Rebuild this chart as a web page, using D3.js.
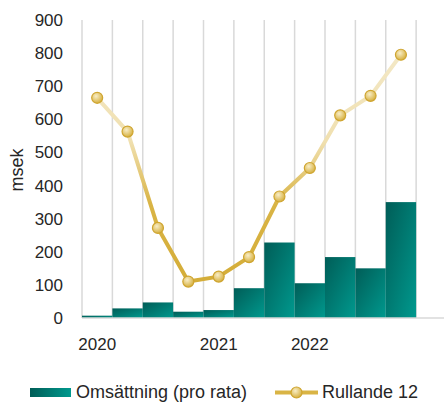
<!DOCTYPE html>
<html>
<head>
<meta charset="utf-8">
<script src="https://cdn.jsdelivr.net/npm/d3@7"></script>
<style>
  body { margin: 0; background: #fff; }
  svg text { font-family: "Liberation Sans", Arial, sans-serif; fill: #262626; }
</style>
</head>
<body>
<svg id="chart" width="444" height="403"></svg>
<script>
// categories (12 slots, last one empty)
categories = ["c1","c2","c3","c4","c5","c6","c7","c8","c9","c10","c11","c12"]
xLabels = ["2020","","","","2021","","","2022","","","",""]
// Omsättning (pro rata)
omsattning = [7, 29, 47, 19, 24, 90, 228, 105, 184, 150, 350]
// Rullande 12
rullande = [665, 563, 272, 110, 125, 184, 367, 453, 612, 671, 795]
yTicks = [0,100,200,300,400,500,600,700,800,900]

svg = d3.select("#chart")
fs = 17
fsBig = 18

xScale = d3.scaleBand()
    .domain(categories)
    .range([82, 446.5])
    .padding(0)

yScale = d3.scaleLinear()
    .domain([0, 900])
    .range([318, 20])

defs = svg.append("defs")

barGrad = defs.append("linearGradient")
    .attr("id", "barGrad")
    .attr("x1", "0").attr("y1", "0").attr("x2", "1").attr("y2", "1")
barGrad.append("stop").attr("offset", "0%").attr("stop-color", "#005d57")
barGrad.append("stop").attr("offset", "100%").attr("stop-color", "#00998e")

legGrad = defs.append("linearGradient")
    .attr("id", "legGrad")
    .attr("x1", "0").attr("y1", "0").attr("x2", "1").attr("y2", "0")
legGrad.append("stop").attr("offset", "0%").attr("stop-color", "#005d57")
legGrad.append("stop").attr("offset", "100%").attr("stop-color", "#00998e")

lineGrad = defs.append("linearGradient")
    .attr("id", "lineGrad")
    .attr("gradientUnits", "userSpaceOnUse")
    .attr("x1", 0).attr("y1", yScale(800)).attr("x2", 0).attr("y2", yScale(100))
lineGrad.append("stop").attr("offset", "0%").attr("stop-color", "#f3e8c6")
lineGrad.append("stop").attr("offset", "38%").attr("stop-color", "#f0e0b0")
lineGrad.append("stop").attr("offset", "65%").attr("stop-color", "#d9b445")
lineGrad.append("stop").attr("offset", "100%").attr("stop-color", "#d4ad38")

dotGrad = defs.append("radialGradient")
    .attr("id", "dotGrad")
    .attr("cx", "40%").attr("cy", "35%").attr("r", "65%")
dotGrad.append("stop").attr("offset", "0%").attr("stop-color", "#f8edc6")
dotGrad.append("stop").attr("offset", "100%").attr("stop-color", "#d6b03f")

// vertical gridlines at category edges
svg.append("g")
    .selectAll("line")
    .data(categories)
    .join("line")
    .attr("x1", d => xScale(d))
    .attr("x2", d => xScale(d))
    .attr("y1", yScale(900))
    .attr("y2", yScale(0))
    .attr("stroke", "#d9d9d9")
    .attr("stroke-width", 1.5)

// bars
svg.append("g")
    .selectAll("rect")
    .data(omsattning)
    .join("rect")
    .attr("x", (d, i) => xScale(categories[i]))
    .attr("y", d => yScale(d))
    .attr("width", xScale.bandwidth())
    .attr("height", d => yScale(0) - yScale(d))
    .attr("fill", "url(#barGrad)")

// bottom axis line
svg.append("line")
    .attr("x1", xScale.range()[0])
    .attr("x2", 444)
    .attr("y1", yScale(0))
    .attr("y2", yScale(0))
    .attr("stroke", "#d9d9d9")
    .attr("stroke-width", 1.5)

// line
line = d3.line()
    .x((d, i) => xScale(categories[i]) + xScale.bandwidth() / 2)
    .y(d => yScale(d))

svg.append("path")
    .datum(rullande)
    .attr("d", line)
    .attr("fill", "none")
    .attr("stroke", "url(#lineGrad)")
    .attr("stroke-width", 4)
    .attr("stroke-linejoin", "round")

svg.append("g")
    .selectAll("circle")
    .data(rullande)
    .join("circle")
    .attr("cx", (d, i) => xScale(categories[i]) + xScale.bandwidth() / 2)
    .attr("cy", d => yScale(d))
    .attr("r", 5.5)
    .attr("fill", "url(#dotGrad)")
    .attr("stroke", "#cfa530")
    .attr("stroke-width", 1.2)

// y axis
yAxis = svg.append("g")
    .attr("transform", "translate(66,0)")
    .call(d3.axisLeft(yScale).tickValues(yTicks).tickSize(0).tickPadding(3))
yAxis.select(".domain").remove()
yAxis.selectAll("text")
    .style("font-size", fs + "px")
    .style("font-family", "'Liberation Sans', Arial, sans-serif")
    .attr("fill", "#262626")

// x axis labels
xAxis = svg.append("g")
    .attr("transform", `translate(0,${yScale(0)})`)
    .call(d3.axisBottom(xScale).tickSize(0).tickPadding(20).tickFormat((d, i) => xLabels[i]))
xAxis.select(".domain").remove()
xAxis.selectAll("text")
    .style("font-size", fs + "px")
    .style("font-family", "'Liberation Sans', Arial, sans-serif")
    .attr("fill", "#262626")

// y title
svg.append("text")
    .attr("transform", "translate(23,170) rotate(-90)")
    .attr("text-anchor", "middle")
    .style("font-size", fsBig + "px")
    .text("msek")

// legend
svg.append("rect")
    .attr("x", 30).attr("y", 388)
    .attr("width", 41).attr("height", 9)
    .attr("fill", "url(#legGrad)")
svg.append("text")
    .attr("x", 76).attr("y", 398)
    .style("font-size", fsBig + "px")
    .text("Omsättning (pro rata)")

svg.append("line")
    .attr("x1", 275).attr("x2", 318)
    .attr("y1", 392.5).attr("y2", 392.5)
    .attr("stroke", "#d9b445")
    .attr("stroke-width", 4)
svg.append("circle")
    .attr("cx", 296.5).attr("cy", 392.5).attr("r", 5.5)
    .attr("fill", "url(#dotGrad)")
    .attr("stroke", "#cfa530")
    .attr("stroke-width", 1.2)
svg.append("text")
    .attr("x", 322).attr("y", 398)
    .style("font-size", fsBig + "px")
    .text("Rullande 12")
</script>
</body>
</html>
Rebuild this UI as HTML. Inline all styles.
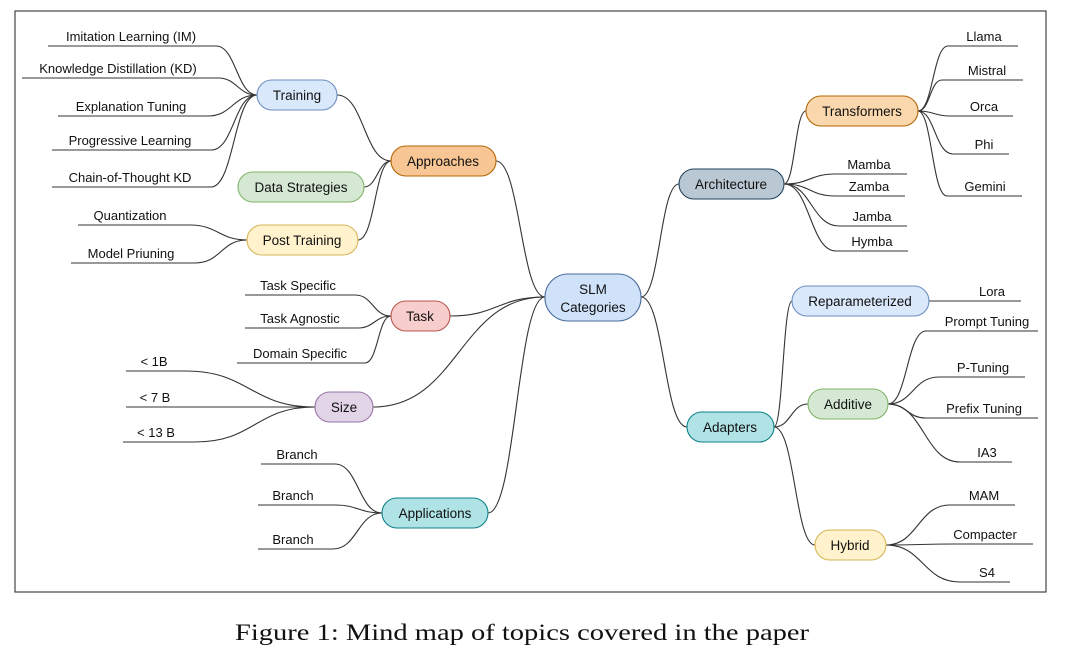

== == ==

WHAT THE TASK REQUIRES:
All of the entries need to be transcribed word for word; pictures are left out.

WORKED SOLUTION:
Rebuild this chart as a web page, using D3.js.
<!DOCTYPE html>
<html>
<head>
<meta charset="utf-8">
<script src="https://cdn.jsdelivr.net/npm/d3@7"></script>
<style>
  body { margin: 0; background: #fff; }
  svg text { font-family: "Liberation Sans", Arial, sans-serif; fill: #262626; }
</style>
</head>
<body>
<svg id="chart" width="444" height="403"></svg>
<script>
// categories (12 slots, last one empty)
categories = ["c1","c2","c3","c4","c5","c6","c7","c8","c9","c10","c11","c12"]
xLabels = ["2020","","","","2021","","","2022","","","",""]
// Omsättning (pro rata)
omsattning = [7, 29, 47, 19, 24, 90, 228, 105, 184, 150, 350]
// Rullande 12
rullande = [665, 563, 272, 110, 125, 184, 367, 453, 612, 671, 795]
yTicks = [0,100,200,300,400,500,600,700,800,900]

svg = d3.select("#chart")
fs = 17
fsBig = 18

xScale = d3.scaleBand()
    .domain(categories)
    .range([82, 446.5])
    .padding(0)

yScale = d3.scaleLinear()
    .domain([0, 900])
    .range([318, 20])

defs = svg.append("defs")

barGrad = defs.append("linearGradient")
    .attr("id", "barGrad")
    .attr("x1", "0").attr("y1", "0").attr("x2", "1").attr("y2", "1")
barGrad.append("stop").attr("offset", "0%").attr("stop-color", "#005d57")
barGrad.append("stop").attr("offset", "100%").attr("stop-color", "#00998e")

legGrad = defs.append("linearGradient")
    .attr("id", "legGrad")
    .attr("x1", "0").attr("y1", "0").attr("x2", "1").attr("y2", "0")
legGrad.append("stop").attr("offset", "0%").attr("stop-color", "#005d57")
legGrad.append("stop").attr("offset", "100%").attr("stop-color", "#00998e")

lineGrad = defs.append("linearGradient")
    .attr("id", "lineGrad")
    .attr("gradientUnits", "userSpaceOnUse")
    .attr("x1", 0).attr("y1", yScale(800)).attr("x2", 0).attr("y2", yScale(100))
lineGrad.append("stop").attr("offset", "0%").attr("stop-color", "#f3e8c6")
lineGrad.append("stop").attr("offset", "38%").attr("stop-color", "#f0e0b0")
lineGrad.append("stop").attr("offset", "65%").attr("stop-color", "#d9b445")
lineGrad.append("stop").attr("offset", "100%").attr("stop-color", "#d4ad38")

dotGrad = defs.append("radialGradient")
    .attr("id", "dotGrad")
    .attr("cx", "40%").attr("cy", "35%").attr("r", "65%")
dotGrad.append("stop").attr("offset", "0%").attr("stop-color", "#f8edc6")
dotGrad.append("stop").attr("offset", "100%").attr("stop-color", "#d6b03f")

// vertical gridlines at category edges
svg.append("g")
    .selectAll("line")
    .data(categories)
    .join("line")
    .attr("x1", d => xScale(d))
    .attr("x2", d => xScale(d))
    .attr("y1", yScale(900))
    .attr("y2", yScale(0))
    .attr("stroke", "#d9d9d9")
    .attr("stroke-width", 1.5)

// bars
svg.append("g")
    .selectAll("rect")
    .data(omsattning)
    .join("rect")
    .attr("x", (d, i) => xScale(categories[i]))
    .attr("y", d => yScale(d))
    .attr("width", xScale.bandwidth())
    .attr("height", d => yScale(0) - yScale(d))
    .attr("fill", "url(#barGrad)")

// bottom axis line
svg.append("line")
    .attr("x1", xScale.range()[0])
    .attr("x2", 444)
    .attr("y1", yScale(0))
    .attr("y2", yScale(0))
    .attr("stroke", "#d9d9d9")
    .attr("stroke-width", 1.5)

// line
line = d3.line()
    .x((d, i) => xScale(categories[i]) + xScale.bandwidth() / 2)
    .y(d => yScale(d))

svg.append("path")
    .datum(rullande)
    .attr("d", line)
    .attr("fill", "none")
    .attr("stroke", "url(#lineGrad)")
    .attr("stroke-width", 4)
    .attr("stroke-linejoin", "round")

svg.append("g")
    .selectAll("circle")
    .data(rullande)
    .join("circle")
    .attr("cx", (d, i) => xScale(categories[i]) + xScale.bandwidth() / 2)
    .attr("cy", d => yScale(d))
    .attr("r", 5.5)
    .attr("fill", "url(#dotGrad)")
    .attr("stroke", "#cfa530")
    .attr("stroke-width", 1.2)

// y axis
yAxis = svg.append("g")
    .attr("transform", "translate(66,0)")
    .call(d3.axisLeft(yScale).tickValues(yTicks).tickSize(0).tickPadding(3))
yAxis.select(".domain").remove()
yAxis.selectAll("text")
    .style("font-size", fs + "px")
    .style("font-family", "'Liberation Sans', Arial, sans-serif")
    .attr("fill", "#262626")

// x axis labels
xAxis = svg.append("g")
    .attr("transform", `translate(0,${yScale(0)})`)
    .call(d3.axisBottom(xScale).tickSize(0).tickPadding(20).tickFormat((d, i) => xLabels[i]))
xAxis.select(".domain").remove()
xAxis.selectAll("text")
    .style("font-size", fs + "px")
    .style("font-family", "'Liberation Sans', Arial, sans-serif")
    .attr("fill", "#262626")

// y title
svg.append("text")
    .attr("transform", "translate(23,170) rotate(-90)")
    .attr("text-anchor", "middle")
    .style("font-size", fsBig + "px")
    .text("msek")

// legend
svg.append("rect")
    .attr("x", 30).attr("y", 388)
    .attr("width", 41).attr("height", 9)
    .attr("fill", "url(#legGrad)")
svg.append("text")
    .attr("x", 76).attr("y", 398)
    .style("font-size", fsBig + "px")
    .text("Omsättning (pro rata)")

svg.append("line")
    .attr("x1", 275).attr("x2", 318)
    .attr("y1", 392.5).attr("y2", 392.5)
    .attr("stroke", "#d9b445")
    .attr("stroke-width", 4)
svg.append("circle")
    .attr("cx", 296.5).attr("cy", 392.5).attr("r", 5.5)
    .attr("fill", "url(#dotGrad)")
    .attr("stroke", "#cfa530")
    .attr("stroke-width", 1.2)
svg.append("text")
    .attr("x", 322).attr("y", 398)
    .style("font-size", fsBig + "px")
    .text("Rullande 12")
</script>
</body>
</html>
Rebuild this UI as HTML. Inline all styles.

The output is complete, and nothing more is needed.